Given problem — The listing below must be repeated word for word, with its images excluded.

Data block —
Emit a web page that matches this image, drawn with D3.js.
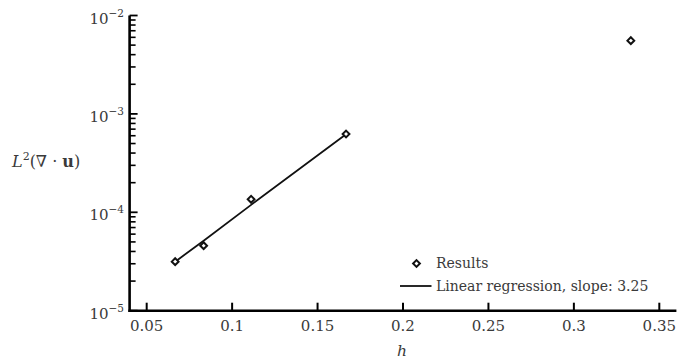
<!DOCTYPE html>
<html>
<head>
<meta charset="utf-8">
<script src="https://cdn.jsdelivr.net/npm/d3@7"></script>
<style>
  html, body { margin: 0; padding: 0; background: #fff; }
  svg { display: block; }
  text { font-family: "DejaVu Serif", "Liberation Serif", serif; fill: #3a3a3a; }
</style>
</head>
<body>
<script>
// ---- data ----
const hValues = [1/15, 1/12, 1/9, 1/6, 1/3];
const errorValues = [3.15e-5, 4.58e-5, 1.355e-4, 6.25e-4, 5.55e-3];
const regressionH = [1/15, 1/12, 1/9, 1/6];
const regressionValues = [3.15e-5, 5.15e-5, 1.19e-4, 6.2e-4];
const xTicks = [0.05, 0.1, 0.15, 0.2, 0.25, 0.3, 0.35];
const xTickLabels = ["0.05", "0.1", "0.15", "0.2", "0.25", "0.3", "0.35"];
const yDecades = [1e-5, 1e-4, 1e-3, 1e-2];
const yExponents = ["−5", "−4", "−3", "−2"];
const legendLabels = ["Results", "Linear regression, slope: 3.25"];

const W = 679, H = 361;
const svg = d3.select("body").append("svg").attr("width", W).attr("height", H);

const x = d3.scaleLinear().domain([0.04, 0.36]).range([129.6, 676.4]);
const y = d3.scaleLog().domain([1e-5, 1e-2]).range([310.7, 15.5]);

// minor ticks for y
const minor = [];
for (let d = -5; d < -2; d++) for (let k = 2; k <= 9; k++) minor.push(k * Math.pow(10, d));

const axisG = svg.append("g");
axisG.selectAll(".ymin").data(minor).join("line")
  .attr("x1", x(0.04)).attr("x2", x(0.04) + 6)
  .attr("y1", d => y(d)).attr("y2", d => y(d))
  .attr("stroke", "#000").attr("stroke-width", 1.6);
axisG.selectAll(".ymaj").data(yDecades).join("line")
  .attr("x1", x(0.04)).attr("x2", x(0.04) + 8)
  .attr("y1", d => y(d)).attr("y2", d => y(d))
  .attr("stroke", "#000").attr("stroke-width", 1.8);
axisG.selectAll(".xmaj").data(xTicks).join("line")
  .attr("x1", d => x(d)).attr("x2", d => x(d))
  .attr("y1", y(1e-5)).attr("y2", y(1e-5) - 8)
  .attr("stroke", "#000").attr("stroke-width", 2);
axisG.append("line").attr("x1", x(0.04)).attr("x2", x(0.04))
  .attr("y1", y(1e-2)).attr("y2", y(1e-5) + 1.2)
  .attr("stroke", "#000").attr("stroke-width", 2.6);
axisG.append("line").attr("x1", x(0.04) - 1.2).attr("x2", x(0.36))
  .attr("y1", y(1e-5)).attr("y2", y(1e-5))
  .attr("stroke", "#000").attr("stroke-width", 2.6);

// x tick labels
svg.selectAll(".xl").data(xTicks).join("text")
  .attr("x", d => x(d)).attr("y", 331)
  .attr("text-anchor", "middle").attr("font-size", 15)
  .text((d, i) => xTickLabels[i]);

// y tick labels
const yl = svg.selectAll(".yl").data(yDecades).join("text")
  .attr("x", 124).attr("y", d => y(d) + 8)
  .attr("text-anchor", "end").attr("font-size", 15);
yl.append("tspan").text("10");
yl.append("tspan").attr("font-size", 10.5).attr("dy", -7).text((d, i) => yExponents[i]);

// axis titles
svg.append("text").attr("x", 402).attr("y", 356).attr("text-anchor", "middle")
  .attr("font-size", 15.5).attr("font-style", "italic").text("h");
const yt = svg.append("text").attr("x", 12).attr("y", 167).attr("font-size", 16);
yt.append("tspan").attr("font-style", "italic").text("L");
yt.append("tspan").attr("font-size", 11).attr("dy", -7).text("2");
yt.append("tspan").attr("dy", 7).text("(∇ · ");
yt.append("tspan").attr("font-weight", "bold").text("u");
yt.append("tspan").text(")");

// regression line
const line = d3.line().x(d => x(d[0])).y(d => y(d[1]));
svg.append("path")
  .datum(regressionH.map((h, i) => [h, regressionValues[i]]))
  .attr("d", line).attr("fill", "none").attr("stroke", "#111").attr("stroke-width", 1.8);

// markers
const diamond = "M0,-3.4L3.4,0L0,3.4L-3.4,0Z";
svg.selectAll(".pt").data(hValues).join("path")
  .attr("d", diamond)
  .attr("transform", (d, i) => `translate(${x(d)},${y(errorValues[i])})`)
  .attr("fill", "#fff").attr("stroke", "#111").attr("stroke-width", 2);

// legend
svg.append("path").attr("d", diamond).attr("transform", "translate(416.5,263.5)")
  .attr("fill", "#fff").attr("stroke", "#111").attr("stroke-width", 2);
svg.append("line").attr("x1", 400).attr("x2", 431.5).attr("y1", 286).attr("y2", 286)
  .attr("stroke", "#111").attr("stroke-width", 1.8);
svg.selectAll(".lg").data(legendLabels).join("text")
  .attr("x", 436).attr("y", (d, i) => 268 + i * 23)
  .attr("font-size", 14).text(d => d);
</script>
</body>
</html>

Right answer —
Emit a web page that matches this image, drawn with D3.js.
<!DOCTYPE html>
<html>
<head>
<meta charset="utf-8">
<script src="https://cdn.jsdelivr.net/npm/d3@7"></script>
<style>
  html, body { margin: 0; padding: 0; background: #fff; }
  svg { display: block; }
  text { font-family: "DejaVu Serif", "Liberation Serif", serif; fill: #3a3a3a; }
</style>
</head>
<body>
<script>
// ---- data ----
const hValues = [1/15, 1/12, 1/9, 1/6, 1/3];
const errorValues = [3.15e-5, 4.58e-5, 1.355e-4, 6.25e-4, 5.55e-3];
const regressionH = [1/15, 1/12, 1/9, 1/6];
const regressionValues = [3.15e-5, 5.15e-5, 1.19e-4, 6.2e-4];
const xTicks = [0.05, 0.1, 0.15, 0.2, 0.25, 0.3, 0.35];
const xTickLabels = ["0.05", "0.1", "0.15", "0.2", "0.25", "0.3", "0.35"];
const yDecades = [1e-5, 1e-4, 1e-3, 1e-2];
const yExponents = ["−5", "−4", "−3", "−2"];
const legendLabels = ["Results", "Linear regression, slope: 3.25"];

const W = 679, H = 361;
const svg = d3.select("body").append("svg").attr("width", W).attr("height", H);

const x = d3.scaleLinear().domain([0.04, 0.36]).range([129.6, 676.4]);
const y = d3.scaleLog().domain([1e-5, 1e-2]).range([310.7, 15.5]);

// minor ticks for y
const minor = [];
for (let d = -5; d < -2; d++) for (let k = 2; k <= 9; k++) minor.push(k * Math.pow(10, d));

const axisG = svg.append("g");
axisG.selectAll(".ymin").data(minor).join("line")
  .attr("x1", x(0.04)).attr("x2", x(0.04) + 6)
  .attr("y1", d => y(d)).attr("y2", d => y(d))
  .attr("stroke", "#000").attr("stroke-width", 1.6);
axisG.selectAll(".ymaj").data(yDecades).join("line")
  .attr("x1", x(0.04)).attr("x2", x(0.04) + 8)
  .attr("y1", d => y(d)).attr("y2", d => y(d))
  .attr("stroke", "#000").attr("stroke-width", 1.8);
axisG.selectAll(".xmaj").data(xTicks).join("line")
  .attr("x1", d => x(d)).attr("x2", d => x(d))
  .attr("y1", y(1e-5)).attr("y2", y(1e-5) - 8)
  .attr("stroke", "#000").attr("stroke-width", 2);
axisG.append("line").attr("x1", x(0.04)).attr("x2", x(0.04))
  .attr("y1", y(1e-2)).attr("y2", y(1e-5) + 1.2)
  .attr("stroke", "#000").attr("stroke-width", 2.6);
axisG.append("line").attr("x1", x(0.04) - 1.2).attr("x2", x(0.36))
  .attr("y1", y(1e-5)).attr("y2", y(1e-5))
  .attr("stroke", "#000").attr("stroke-width", 2.6);

// x tick labels
svg.selectAll(".xl").data(xTicks).join("text")
  .attr("x", d => x(d)).attr("y", 331)
  .attr("text-anchor", "middle").attr("font-size", 15)
  .text((d, i) => xTickLabels[i]);

// y tick labels
const yl = svg.selectAll(".yl").data(yDecades).join("text")
  .attr("x", 124).attr("y", d => y(d) + 8)
  .attr("text-anchor", "end").attr("font-size", 15);
yl.append("tspan").text("10");
yl.append("tspan").attr("font-size", 10.5).attr("dy", -7).text((d, i) => yExponents[i]);

// axis titles
svg.append("text").attr("x", 402).attr("y", 356).attr("text-anchor", "middle")
  .attr("font-size", 15.5).attr("font-style", "italic").text("h");
const yt = svg.append("text").attr("x", 12).attr("y", 167).attr("font-size", 16);
yt.append("tspan").attr("font-style", "italic").text("L");
yt.append("tspan").attr("font-size", 11).attr("dy", -7).text("2");
yt.append("tspan").attr("dy", 7).text("(∇ · ");
yt.append("tspan").attr("font-weight", "bold").text("u");
yt.append("tspan").text(")");

// regression line
const line = d3.line().x(d => x(d[0])).y(d => y(d[1]));
svg.append("path")
  .datum(regressionH.map((h, i) => [h, regressionValues[i]]))
  .attr("d", line).attr("fill", "none").attr("stroke", "#111").attr("stroke-width", 1.8);

// markers
const diamond = "M0,-3.4L3.4,0L0,3.4L-3.4,0Z";
svg.selectAll(".pt").data(hValues).join("path")
  .attr("d", diamond)
  .attr("transform", (d, i) => `translate(${x(d)},${y(errorValues[i])})`)
  .attr("fill", "#fff").attr("stroke", "#111").attr("stroke-width", 2);

// legend
svg.append("path").attr("d", diamond).attr("transform", "translate(416.5,263.5)")
  .attr("fill", "#fff").attr("stroke", "#111").attr("stroke-width", 2);
svg.append("line").attr("x1", 400).attr("x2", 431.5).attr("y1", 286).attr("y2", 286)
  .attr("stroke", "#111").attr("stroke-width", 1.8);
svg.selectAll(".lg").data(legendLabels).join("text")
  .attr("x", 436).attr("y", (d, i) => 268 + i * 23)
  .attr("font-size", 14).text(d => d);
</script>
</body>
</html>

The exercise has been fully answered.